Mol Leads BUX to Longest Rally in Nine Years: Budapest MoverAndras Gergely
Mol Nyrt., Hungary’s largest refiner, rose to a one-month high, leading the benchmark BUX index to the longest rally in almost nine years.
Mol’s shares advanced 2.2 percent to 18,295 forint by the end of trading in Budapest, the highest closing price since Nov. 30. The BUX, in which Mol has the highest weighting at 33 percent, added 0.6 percent, extending gains in the past 10 trading sessions to 6.6 percent. The last time the BUX rose for as many days was in March 2004, the year when Hungary joined the European Union.
Emerging-market stocks advanced at the start of 2013 after U.S. lawmakers passed a bill that averted spending cuts and tax gains that had threatened the world’s largest economy. While emerging-market stocks jumped 4.8 percent in December as the Federal Reserve carried out its monthly bond purchases to boost liquidity, the BUX fell 0.5 percent on concern tax increases and energy price cuts imposed by Hungarian Prime Minister Viktor Orban’s cabinet will sap corporate profits.
“The Hungarian equities market became quite neglected mainly because of economic policy uncertainty,” Gergely Gabler, a Budapest-based analyst at broker Equilor Befektetesi Zrt., said by telephone today. “Those risks have now started to get priced out a bit.”
The Hungarian government, which is forcing energy suppliers to reduce prices for households by 10 percent as of this month, is considering further cuts, according to Janos Fonagy, state secretary at the Development Ministry, Nepszabadsag reported Jan. 5.
The price reduction probably won’t directly influence most of Mol’s businesses, said Gabler, who also cited technical reasons for Mol’s rebound.
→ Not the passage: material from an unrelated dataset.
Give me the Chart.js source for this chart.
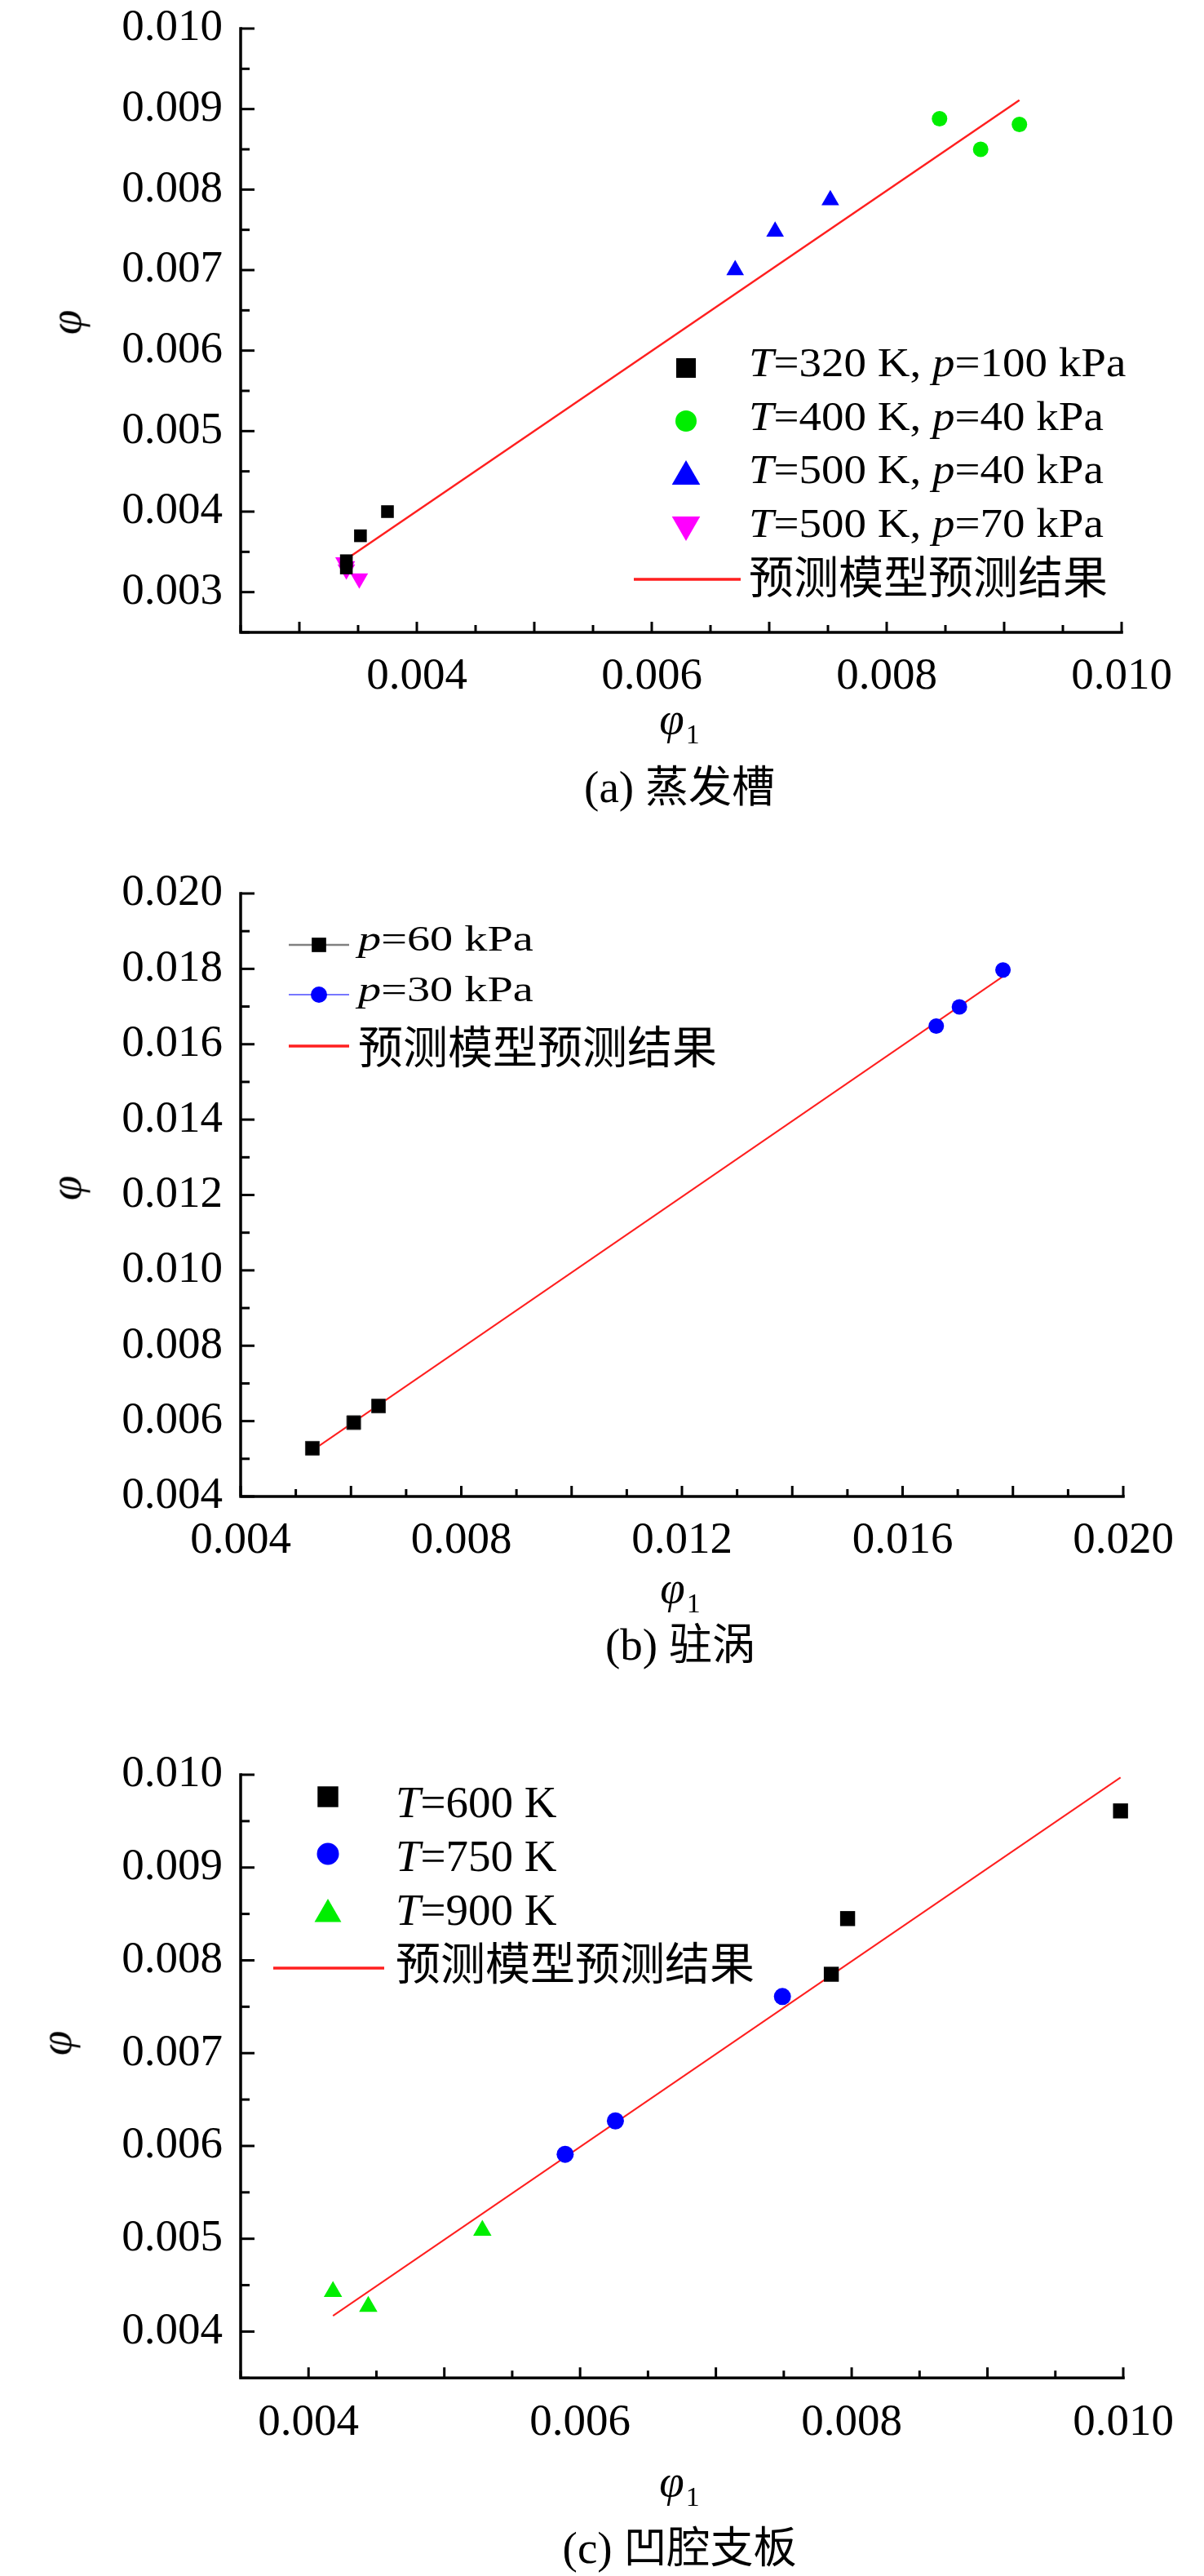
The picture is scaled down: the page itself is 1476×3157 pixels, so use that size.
<!DOCTYPE html>
<html lang="zh-CN">
<head>
<meta charset="utf-8">
<title>φ 与 φ1 对比</title>
<script src="https://cdn.jsdelivr.net/npm/chart.js@4.4.1/dist/chart.umd.min.js"></script>
<style>
  html, body { margin: 0; padding: 0; background: #fff; }
  body { position: relative; width: 1476px; height: 3157px; overflow: hidden; }
  canvas { position: absolute; left: 0; }
  .lbl { position: absolute; font-family: "Liberation Serif", "Times New Roman", serif; font-size: 55px;
         color: #000; white-space: nowrap; line-height: 1; transform: translate(-50%, -50%); }
  .rot { transform: translate(-50%, -50%) rotate(-90deg); }
  .cjk { font-family: "Noto Sans CJK SC", sans-serif; font-size: 53px; }
  .sub { font-size: 34px; position: relative; top: 12px; margin-left: 2px; }
</style>
</head>
<body>
<canvas id="chartA" width="1476" height="900" style="top:-20px"></canvas>
<canvas id="chartB" width="1476" height="890" style="top:1040px"></canvas>
<canvas id="chartC" width="1476" height="890" style="top:2120px"></canvas>

<div class="lbl rot" style="left:80px;top:395px"><i>φ</i></div>
<div class="lbl" style="left:833px;top:880px"><i>φ</i><span class="sub">1</span></div>
<div class="lbl" style="left:833px;top:963px">(a) <span class="cjk">蒸发槽</span></div>

<div class="lbl rot" style="left:80px;top:1456px"><i>φ</i></div>
<div class="lbl" style="left:834px;top:1945px"><i>φ</i><span class="sub">1</span></div>
<div class="lbl" style="left:834px;top:2014px">(b) <span class="cjk">驻涡</span></div>

<div class="lbl rot" style="left:68px;top:2504px"><i>φ</i></div>
<div class="lbl" style="left:833px;top:3040px"><i>φ</i><span class="sub">1</span></div>
<div class="lbl" style="left:833px;top:3121px">(c) <span class="cjk">凹腔支板</span></div>

<script>
// ---- (a) 蒸发槽 ----
const a320X = [0.00340, 0.00340, 0.00352, 0.00375];
const a320Y = [0.00339, 0.00330, 0.00370, 0.00400];
const a400X = [0.00845, 0.00880, 0.00913];
const a400Y = [0.00888, 0.00850, 0.00881];
const a500X = [0.00671, 0.00705, 0.00752];
const a500Y = [0.00700, 0.00748, 0.00787];
const a570X = [0.00338, 0.00340, 0.00340, 0.00351];
const a570Y = [0.00337, 0.00332, 0.00328, 0.00317];
const aFitX = [0.00340, 0.00913];
const aFitY = [0.00341, 0.00911];
const aXLabels = [0.004, 0.006, 0.008, 0.010];
const aYLabels = [0.003, 0.004, 0.005, 0.006, 0.007, 0.008, 0.009, 0.010];

// ---- (b) 驻涡 ----
const b60X = [0.00530, 0.00605, 0.00650];
const b60Y = [0.00528, 0.00596, 0.00640];
const b30X = [0.01661, 0.01703, 0.01782];
const b30Y = [0.01648, 0.01699, 0.01797];
const bFitX = [0.00530, 0.01782];
const bFitY = [0.00522, 0.01780];
const bXLabels = [0.004, 0.008, 0.012, 0.016, 0.020];
const bYLabels = [0.004, 0.006, 0.008, 0.010, 0.012, 0.014, 0.016, 0.018, 0.020];

// ---- (c) 凹腔支板 ----
const c600X = [0.00998, 0.00797, 0.00785];
const c600Y = [0.00961, 0.00845, 0.00785];
const c750X = [0.00749, 0.00626, 0.00589];
const c750Y = [0.00761, 0.00627, 0.00591];
const c900X = [0.00418, 0.00444, 0.00528];
const c900Y = [0.00443, 0.00427, 0.00509];
const cFitX = [0.00418, 0.00998];
const cFitY = [0.00417, 0.00997];
const cXLabels = [0.004, 0.006, 0.008, 0.010];
const cYLabels = [0.004, 0.005, 0.006, 0.007, 0.008, 0.009, 0.010];

const FIT_LABEL = '预测模型预测结果';
const RED = '#ff1f1f';

function pts(xs, ys) {
    return xs.map((x, i) => ({ x: x, y: ys[i] }));
}

function onList(list, v) {
    return list.some(l => Math.abs(l - v) < 1e-9);
}

function isMultiple(v, step) {
    const r = v / step;
    return Math.abs(r - Math.round(r)) < 1e-6;
}

function axis(min, max, step, labels, fit) {
    return {
        type: 'linear',
        min: min,
        max: max,
        grid: { display: false, drawTicks: false },
        border: { display: false },
        ticks: {
            stepSize: step,
            autoSkip: false,
            maxRotation: 0,
            padding: 22,
            color: '#000',
            font: { family: 'Liberation Serif', size: 55 },
            callback: v => onList(labels, v) ? v.toFixed(3) : ''
        },
        afterFit: fit
    };
}

function marks(label, xs, ys, style, color, radius, extra) {
    return Object.assign({
        label: label,
        data: pts(xs, ys),
        showLine: false,
        pointStyle: style,
        pointRadius: radius,
        pointHoverRadius: radius,
        pointBackgroundColor: color,
        pointBorderColor: color,
        pointBorderWidth: 0,
        backgroundColor: color,
        clip: false
    }, extra || {});
}

function fitLine(xs, ys, width) {
    return {
        label: FIT_LABEL,
        data: pts(xs, ys),
        showLine: true,
        borderColor: RED,
        borderWidth: width,
        pointRadius: 0,
        pointHoverRadius: 0,
        legendLine: { color: RED, width: 3.5 },
        clip: false
    };
}

// axis lines and inward ticks
const frameTicks = {
    id: 'frameTicks',
    beforeDatasetsDraw(chart, args, o) {
        const ctx = chart.ctx;
        const area = chart.chartArea;
        const xs = chart.scales.x, ys = chart.scales.y;
        ctx.save();
        ctx.strokeStyle = '#000';
        ctx.lineCap = 'butt';
        ctx.lineWidth = 3;
        xs.ticks.forEach(t => {
            const px = xs.getPixelForValue(t.value);
            const len = isMultiple(t.value, o.xMajor) ? 13 : 9;
            ctx.beginPath();
            ctx.moveTo(px, area.bottom);
            ctx.lineTo(px, area.bottom - len);
            ctx.stroke();
        });
        ys.ticks.forEach(t => {
            const py = ys.getPixelForValue(t.value);
            const len = isMultiple(t.value, o.yMajor) ? 17 : 11;
            ctx.beginPath();
            ctx.moveTo(area.left, py);
            ctx.lineTo(area.left + len, py);
            ctx.stroke();
        });
        ctx.lineWidth = 3.5;
        ctx.lineCap = 'square';
        ctx.beginPath();
        ctx.moveTo(area.left, area.top);
        ctx.lineTo(area.left, area.bottom);
        ctx.lineTo(area.right, area.bottom);
        ctx.stroke();
        ctx.restore();
    }
};

function drawRich(ctx, text, x, y, size, sx) {
    const cjk = /[\u4e00-\u9fff]/.test(text);
    ctx.save();
    ctx.translate(x, y);
    ctx.textBaseline = 'alphabetic';
    ctx.textAlign = 'left';
    ctx.fillStyle = '#000';
    if (cjk) {
        ctx.font = '55px "Noto Sans CJK SC"';
        ctx.fillText(text, 0, 0);
    } else {
        ctx.scale(sx, 1);
        let cx = 0;
        text.split('*').forEach((part, k) => {
            if (!part) return;
            ctx.font = (k % 2 ? 'italic ' : '') + size + 'px "Liberation Serif"';
            ctx.fillText(part, cx, 0);
            cx += ctx.measureText(part).width;
        });
    }
    ctx.restore();
}

// legend drawn inside the plot area
const insideLegend = {
    id: 'insideLegend',
    afterDatasetsDraw(chart, args, o) {
        const ctx = chart.ctx;
        chart.data.datasets.forEach((ds, i) => {
            const row = o.rows[i];
            const y = row.sym - o.top;
            ctx.save();
            if (ds.legendLine) {
                ctx.strokeStyle = ds.legendLine.color;
                ctx.lineWidth = ds.legendLine.width;
                ctx.beginPath();
                ctx.moveTo(o.lineFrom, y);
                ctx.lineTo(o.lineTo, y);
                ctx.stroke();
            }
            if (ds.pointRadius > 0) {
                ctx.fillStyle = ds.pointBackgroundColor;
                Chart.helpers.drawPoint(ctx, {
                    pointStyle: ds.pointStyle,
                    radius: o.symR[i],
                    rotation: ds.pointRotation || 0,
                    borderWidth: 0
                }, o.symX, y);
            }
            ctx.restore();
            drawRich(ctx, ds.label, o.textX, row.base - o.top, o.size, o.sx);
        });
    }
};

function make(id, pageTop, height, area, xAxis, yAxis, datasets, ticks, legend) {
    const xa = xAxis, ya = yAxis;
    xa.afterFit = s => { s.height = height - (area.bottom - pageTop); };
    ya.afterFit = s => { s.width = area.left; };
    legend.top = pageTop;
    return new Chart(document.getElementById(id), {
        type: 'scatter',
        data: { datasets: datasets },
        options: {
            responsive: false,
            animation: false,
            devicePixelRatio: 1,
            layout: { padding: { left: 0, top: area.top - pageTop, right: 1476 - area.right, bottom: 0 } },
            scales: { x: xa, y: ya },
            plugins: {
                legend: { display: false },
                tooltip: { enabled: false },
                frameTicks: ticks,
                insideLegend: legend
            }
        },
        plugins: [frameTicks, insideLegend]
    });
}

// (a)
make('chartA', -20, 900,
    { left: 295, right: 1375, top: 26.5, bottom: 775 },
    axis(0.0025, 0.010, 0.0005, aXLabels),
    axis(0.0025, 0.010, 0.0005, aYLabels),
    [
        marks('*T*=320 K, *p*=100 kPa', a320X, a320Y, 'rect', '#000000', 11),
        marks('*T*=400 K, *p*=40 kPa', a400X, a400Y, 'circle', '#00ee00', 9.5),
        marks('*T*=500 K, *p*=40 kPa', a500X, a500Y, 'triangle', '#0000ff', 12.5),
        marks('*T*=500 K, *p*=70 kPa', a570X, a570Y, 'triangle', '#ff00ff', 12.5, { pointRotation: 180 }),
        fitLine(aFitX, aFitY, 2.5)
    ],
    { xMajor: 0.001, yMajor: 0.001 },
    {
        symX: 841, textX: 918, lineFrom: 777, lineTo: 908, size: 50, sx: 1.1,
        symR: [17, 13, 20, 20, 0],
        rows: [
            { sym: 451, base: 461 }, { sym: 516, base: 527 }, { sym: 584, base: 592 },
            { sym: 643, base: 658 }, { sym: 710, base: 727 }
        ]
    });

// (b)
make('chartB', 1040, 890,
    { left: 295, right: 1377, top: 1081.6, bottom: 1834 },
    axis(0.004, 0.020, 0.001, bXLabels),
    axis(0.004, 0.020, 0.001, bYLabels),
    [
        marks('*p*=60 kPa', b60X, b60Y, 'rect', '#000000', 12,
            { pointBorderColor: '#333333', pointBorderWidth: 1, legendLine: { color: '#808080', width: 2.5 } }),
        marks('*p*=30 kPa', b30X, b30Y, 'circle', '#0000ff', 9.5,
            { legendLine: { color: '#4a4aff', width: 1.5 } }),
        fitLine(bFitX, bFitY, 2)
    ],
    { xMajor: 0.002, yMajor: 0.002 },
    {
        symX: 391, textX: 439, lineFrom: 354, lineTo: 428, size: 44, sx: 1.28,
        symR: [12.5, 10, 0],
        rows: [{ sym: 1158, base: 1165 }, { sym: 1219, base: 1227 }, { sym: 1282, base: 1303 }]
    });

// (c)
make('chartC', 2120, 890,
    { left: 295, right: 1377, top: 2162, bottom: 2914.3 },
    axis(0.0035, 0.010, 0.0005, cXLabels),
    axis(0.0035, 0.010, 0.0005, cYLabels),
    [
        marks('*T*=600 K', c600X, c600Y, 'rect', '#000000', 13),
        marks('*T*=750 K', c750X, c750Y, 'circle', '#0000ff', 10.5),
        marks('*T*=900 K', c900X, c900Y, 'triangle', '#00ee00', 13),
        fitLine(cFitX, cFitY, 2)
    ],
    { xMajor: 0.001, yMajor: 0.001 },
    {
        symX: 402, textX: 485, lineFrom: 335, lineTo: 471, size: 55, sx: 1.0,
        symR: [18, 13.5, 19, 0],
        rows: [
            { sym: 2202, base: 2227 }, { sym: 2272, base: 2293 }, { sym: 2346, base: 2359 },
            { sym: 2412, base: 2426 }
        ]
    });
</script>
</body>
</html>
Mol’s rally in late December and today, with sideways movement in between, shows a bullish “flag” formation, Gabler said. A bull flag formation, so-called because the price movements resemble a flag on a pole, is a continuation pattern which occurs during an uptrend. The height of the pole may be added to the “breakout” level to determine how high a security may advance.